Flat Top Casket Progress

Taking Joy....
 Have had a few Sundayes now to work on my casket and look what happened~ a lil beaded stumpwork something was born! Is it a beaver???? Sure looks like a beaver doesnt he....... 
I have been dreaming about working on him for eons...years ago I found a hank of early beads and said to myself, this looks just like a red squirrel! And so...when I designed my flat top casket, Msr. Squirrel was nearly the first must have....to use those beads!
Working this small is hard~ the entire time I felt like I had no fingers~ they were all huge clunky thumbs! At this point, he is more like a sky diving beaver...cause I would fumble quite often and off he would go~ jetting out of my hands like a base jumper waiting for his thread to stop his free fall

 It was easier to work him in my hand, but after I attached him to my frieze he got another  back leg, another little hand, more pronounced nose and ears~ now he is starting to look like a squirrel....

I wanted him to have a big fluffy tail, like ones I have seen in tufted silk in regular stumpwork, so I tried a bunch of different things until I found one I liked. This is a fringe variation...its big and full and you can stick you finger down into it. I am really enjoying translating what would normally be a silk stumpwork into a beaded stumpwork~ its a fun challenge for me to see just what I can mold the beads into....just wish I had more time to work on it!

Sunday, January 15, 2017

Museum Monday!

Mid 19th c Tambour Embroidered Undersleeves 62.1999.14


The first Museum Monday of  2017 is  lucky number 62! A fine early pair of embroidered lady's undersleeves. I love undersleeves~any lady could own a pair, and a lady of fashion would have several, even dozens of pairs. Undersleeves were worn, you guessed it, under the sleeve~ but not just the big bell sleeves folks usually think of. Undersleeves were a wardrobe necessity, and were worn as a barrier between ones skin and dress sleeve on both short and long sleeves and everywhere inbetween. Of coarse undersleeves provide the perfect canvas for a Lady of means to showcase her own hand embroidery, or super fine handwork hired out, if she was not so skilled, but heavy in the pocketbook! 
This pair of sleeves measure 18" long and are hand embroidered with narrow casing at the top edge for drawstring. Some sleeves were tack stitched into the gowns they were worn with, but most were just tied high up on the arm with a drawstring.
I left the pictures large so you can click on them and enlarge to see details. Many fashion periodicals of the time included embroidery patterns for undersleeves in their publications. This set is unique from all the other sets I have~ at its cuff end is an embroidered frill gathered into a fixed embroidered band. By fixed, I mean, there is no button or hook/loupe adjustment~ it is a solid, 9" embroidered band. 

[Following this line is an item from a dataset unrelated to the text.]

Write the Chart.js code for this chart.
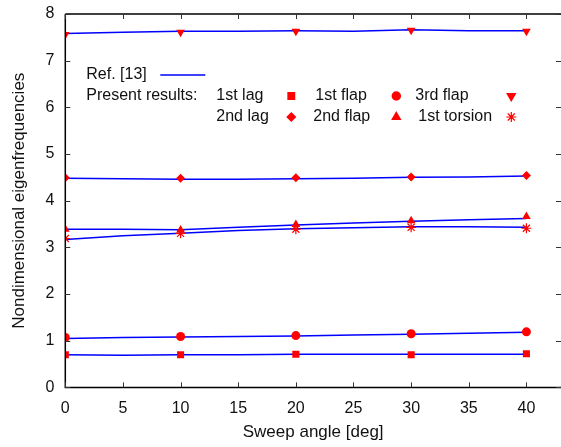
<!DOCTYPE html>
<html lang="en">
<head>
    <meta charset="UTF-8">
    <title>Eigenfrequencies vs sweep angle</title>
    <script src="https://cdn.jsdelivr.net/npm/chart.js"></script>
    <style>
        html, body { margin: 0; padding: 0; background: #fff; }
        #wrap { width: 561px; height: 447px; }
    </style>
</head>
<body>
    <div id="wrap"><canvas id="freqChart" width="561" height="447"></canvas></div>

    <script>
        // sweep angles of present results
        const sweep = [0, 10, 20, 30, 40];
        const lag1 = [0.70, 0.70, 0.71, 0.70, 0.72];
        const flap1 = [1.07, 1.09, 1.11, 1.15, 1.19];
        const flap2 = [3.39, 3.37, 3.49, 3.57, 3.66];
        const torsion1 = [3.19, 3.30, 3.39, 3.43, 3.41];
        const lag2 = [4.49, 4.48, 4.49, 4.51, 4.54];
        const flap3 = [7.56, 7.61, 7.63, 7.65, 7.63];

        // Ref. [13] curves
        const refSweep = [0, 5, 10, 15, 20, 25, 30, 35, 40];
        const refLag1 = [0.70, 0.69, 0.70, 0.70, 0.71, 0.71, 0.71, 0.71, 0.71];
        const refFlap1 = [1.05, 1.07, 1.08, 1.09, 1.10, 1.12, 1.14, 1.16, 1.18];
        const refFlap2 = [3.39, 3.39, 3.38, 3.43, 3.48, 3.52, 3.56, 3.59, 3.62];
        const refTorsion1 = [3.17, 3.25, 3.30, 3.36, 3.40, 3.42, 3.44, 3.44, 3.43];
        const refLag2 = [4.48, 4.47, 4.46, 4.46, 4.47, 4.48, 4.50, 4.51, 4.53];
        const refFlap3 = [7.58, 7.61, 7.63, 7.63, 7.64, 7.63, 7.66, 7.64, 7.64];

        const xTicks = [0, 5, 10, 15, 20, 25, 30, 35, 40];
        const yTicks = [0, 1, 2, 3, 4, 5, 6, 7, 8];

        const RED = '#ff0000';
        const BLUE = '#0000ff';
        const FONT = "'Liberation Sans', Arial, sans-serif";
        const FSIZE = 16;

        const pts = (xs, ys) => xs.map((x, i) => ({ x: x, y: ys[i] }));

        function refSet(ys) {
            return {
                label: 'Ref. [13]',
                data: pts(refSweep, ys),
                showLine: true,
                borderColor: BLUE,
                borderWidth: 1.5,
                pointRadius: 0,
                tension: 0,
                order: 2
            };
        }

        function markSet(label, ys, style, radius, rotation) {
            return {
                label: label,
                data: pts(sweep, ys),
                showLine: false,
                pointStyle: style,
                pointRadius: radius,
                pointRotation: rotation || 0,
                pointBackgroundColor: RED,
                pointBorderColor: RED,
                pointBorderWidth: style === 'star' ? 1.2 : 0,
                order: 1
            };
        }

        const markers = [
            { label: '1st lag', style: 'rect', r: 4.5, rot: 0 },
            { label: '1st flap', style: 'circle', r: 4, rot: 0 },
            { label: '3rd flap', style: 'triangle', r: 4.5, rot: 180 },
            { label: '2nd lag', style: 'rectRot', r: 4, rot: 0 },
            { label: '2nd flap', style: 'triangle', r: 4.5, rot: 0 },
            { label: '1st torsion', style: 'star', r: 5, rot: 0 }
        ];

        // frame with inward ticks on all sides, gnuplot style
        const framePlugin = {
            id: 'frame',
            afterDatasetsDraw(chart) {
                const { ctx, chartArea: a, scales } = chart;
                ctx.save();
                ctx.strokeStyle = '#000';
                ctx.lineWidth = 1.5;
                ctx.beginPath();
                ctx.moveTo(a.left, a.top);
                ctx.lineTo(a.right, a.top);
                ctx.moveTo(a.left, a.top);
                ctx.lineTo(a.left, a.bottom);
                ctx.lineTo(a.right, a.bottom);
                ctx.stroke();
                ctx.lineWidth = 1;
                ctx.strokeStyle = '#333';
                ctx.beginPath();
                xTicks.forEach(v => {
                    const px = Math.round(scales.x.getPixelForValue(v)) + 0.5;
                    ctx.moveTo(px, a.bottom); ctx.lineTo(px, a.bottom - 5);
                    ctx.moveTo(px, a.top); ctx.lineTo(px, a.top + 5);
                });
                yTicks.forEach(v => {
                    const py = Math.round(scales.y.getPixelForValue(v)) + 0.5;
                    ctx.moveTo(a.left, py); ctx.lineTo(a.left + 5, py);
                    ctx.moveTo(a.right, py); ctx.lineTo(a.right - 5, py);
                });
                ctx.stroke();
                ctx.restore();
            }
        };

        // key drawn inside the plot
        const keyPlugin = {
            id: 'key',
            afterDraw(chart) {
                const { ctx, chartArea: a } = chart;
                const x0 = a.left + 21, y0 = a.top + 61;
                ctx.save();
                ctx.font = FSIZE + 'px ' + FONT;
                ctx.fillStyle = '#111';
                ctx.textBaseline = 'middle';
                ctx.fillText('Ref. [13]', x0, y0);
                ctx.strokeStyle = BLUE;
                ctx.lineWidth = 1.5;
                ctx.beginPath();
                ctx.moveTo(x0 + 74, y0); ctx.lineTo(x0 + 119, y0);
                ctx.stroke();
                ctx.fillText('Present results:', x0, y0 + 21);
                const textX = [x0 + 130, x0 + 229, x0 + 329];
                const symX = [x0 + 205, x0 + 310, x0 + 425];
                markers.forEach((m, i) => {
                    const col = i % 3, row = Math.floor(i / 3);
                    const y = y0 + 21 + row * 21;
                    const tx = textX[col] + (row === 1 ? [0, -2, 3][col] : 0);
                    ctx.fillStyle = '#111';
                    ctx.fillText(m.label, tx, y);
                    ctx.fillStyle = RED;
                    ctx.strokeStyle = RED;
                    ctx.lineWidth = m.style === 'star' ? 1.2 : 0;
                    Chart.helpers.drawPoint(ctx, {
                        pointStyle: m.style, radius: m.r, rotation: m.rot, borderWidth: ctx.lineWidth
                    }, symX[col], y);
                });
                ctx.restore();
            }
        };

        const ctx = document.getElementById('freqChart').getContext('2d');
        new Chart(ctx, {
            type: 'scatter',
            data: {
                datasets: [
                    refSet(refLag1), refSet(refFlap1), refSet(refFlap2),
                    refSet(refTorsion1), refSet(refLag2), refSet(refFlap3),
                    markSet('1st lag', lag1, 'rect', 5),
                    markSet('1st flap', flap1, 'circle', 4.5),
                    markSet('3rd flap', flap3, 'triangle', 5, 180),
                    markSet('2nd lag', lag2, 'rectRot', 4.5),
                    markSet('2nd flap', flap2, 'triangle', 5),
                    markSet('1st torsion', torsion1, 'star', 5)
                ]
            },
            options: {
                responsive: false,
                animation: false,
                layout: { autoPadding: false, padding: { top: 14, right: 0, bottom: 4, left: 9 } },
                plugins: {
                    legend: { display: false },
                    tooltip: { enabled: false }
                },
                scales: {
                    x: {
                        min: 0, max: 43,
                        afterBuildTicks: s => { s.ticks = xTicks.map(v => ({ value: v })); },
                        afterFit: s => { s.paddingLeft = 0; s.paddingRight = 0; },
                        grid: { display: false },
                        border: { display: false },
                        ticks: { color: '#111', font: { family: FONT, size: FSIZE }, padding: 4, maxRotation: 0 },
                        title: { display: true, text: 'Sweep angle [deg]', color: '#111', font: { family: FONT, size: 17 }, padding: { top: 0, bottom: 0 } }
                    },
                    y: {
                        min: 0, max: 8,
                        afterBuildTicks: s => { s.ticks = yTicks.map(v => ({ value: v })); },
                        afterFit: s => { s.paddingTop = 0; s.paddingBottom = 0; },
                        grid: { display: false },
                        border: { display: false },
                        ticks: { color: '#111', font: { family: FONT, size: FSIZE }, padding: 3 },
                        title: { display: true, text: 'Nondimensional eigenfrequencies', color: '#111', font: { family: FONT, size: 17 }, padding: { top: 0, bottom: 13 } }
                    }
                }
            },
            plugins: [framePlugin, keyPlugin]
        });
    </script>
</body>
</html>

The embroidery is wonderful and petite~ a tambour hook has been used to work the vines and flowers, and to outline all the circles one can see. The circles are filled with satin stitch, with flower centers being made into eyelets giving the whole flounce a  light, airy feel.

Open centers of the flowers let a bit of skin show thru~

These sleeves are made of muslin~ muslin in the 19th c was very light and sheer~ not like the heavy coarse muslin we buy at the fabric store today.

Looking to the back of the undersleeve, we can appreciate the whole design of the embroidery~ these sleeves were not a cheap machine embroidered flounce hastily set into an insertion of the same....these sleeves were designed as sleeves~ with the fancy embroidery to the front, and to the back, the design tapers to a narrow edging to save precious time and thread for the worker.

 Not only is the flounce its own shaped design, but so it the band~ looking at the center back seam we can see the embroidery was worked as a 9" band and then stitched together~ not cut down from a larger strip of embroidery.